Well, here’s one that has landed square on our radar thanks to the intriguing triple threat of young, on-the-rise talent in the lead roles.
Krysten Ritter (“She’s Out Of My League” and Amy Heckerling‘s forthcoming “Vamps“), Ari Graynor (“Nick & Norah’s Infinite Playlist,” “Holy Rollers” and David Gordon Green‘s upcoming “The Sitter“) and Brian Geraghty (“The Hurt Locker“) are set to star in the intriguing sounding rom-com that seems to take some sexual stereotypes and flip them around. The film will tell the tale of a young Japanese man who is obsessed with slender American women, and his gay American friend, who has affairs with a series of Japanese men. The film will be directed by Alan Brown (“Book Of Love“) who wrote the screenplay that is based of his first published novel. Not too shabby.
The film will head to Tokyo to shoot on location in April and we presume more casting news will be on the way. We’ll definitely keep an eye on this one — the talent involved is strong and the premise is certainly intriguing. Brown also recently completed “Private Romeo” a modern day take on “Romeo & Juliet” set in a high school military academy with two males as the love interest; it will make the festival rounds this spring. You can check out the synopsis from Brown’s book on Amazon after the jump.
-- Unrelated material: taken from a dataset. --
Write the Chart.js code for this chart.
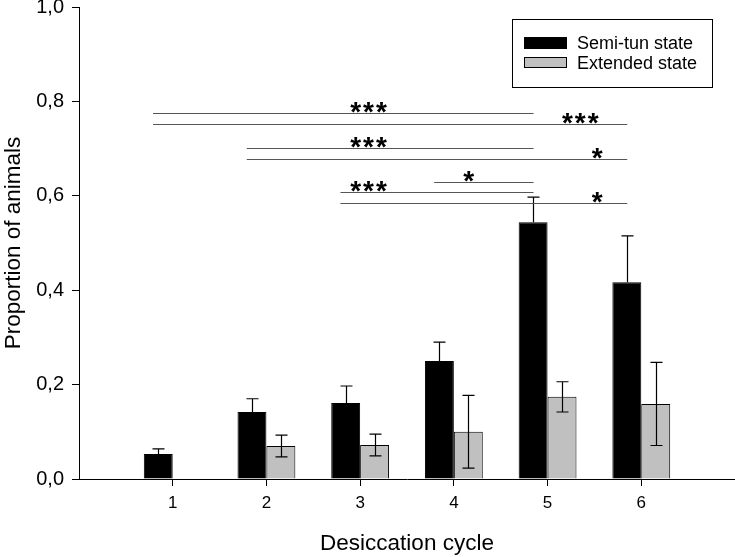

Writing with the assurance of a born novelist, Brown has produced a witty, touching coming-of-age story that is a keenly observed, diverting depiction of Japanese-American culture clash. Ever since his ninth birthday, when he saw his first Audrey Hepburn film, narrator Toshi Okamoto has fantasized about foreign women. When Toshi, now a young commercial artist in Tokyo, is seduced by Jane, his teacher at the Very Romantic English Academy, he finds the aggressively sexy, self-dramatizing American woman confusing, without realizing that she is psychotic. Not only Americans are unknowable, however; so are Toshi’s parents. It was difficult growing up in the small northern town of Hokkaido after his mother left his father, to move not far away across the peninsula, and Toshi has always felt socially uncomfortable and embarrassed because of his parents’ estrangement. Theirs had been a household ruled by silence, and one of the secrets Toshi unlocks in the course of this narrative is the reason for his family’s sadness and isolation. Meanwhile, however, he undergoes a series of adventures with other Americans: his gay friend, Paul, and the composer Lucy, both of whom teach him some essential truths. These events take place against a backdrop of daily events in postwar Japan, from the 1960s to the 1980s, a society that is changing almost as fast as Toshi’s perceptions of life. The Emperor is dying; women are auditioning to become the wife of the Crown Prince; anti-American riots are sweeping the country. Brown tells his tale in spare but vigorous prose, energized by dazzling visual images and haunting metaphors. The reader is caught up in Toshi’s fear, excitement and frustration as he encounters strange and amazing Western concepts, and as his notion of himself changes.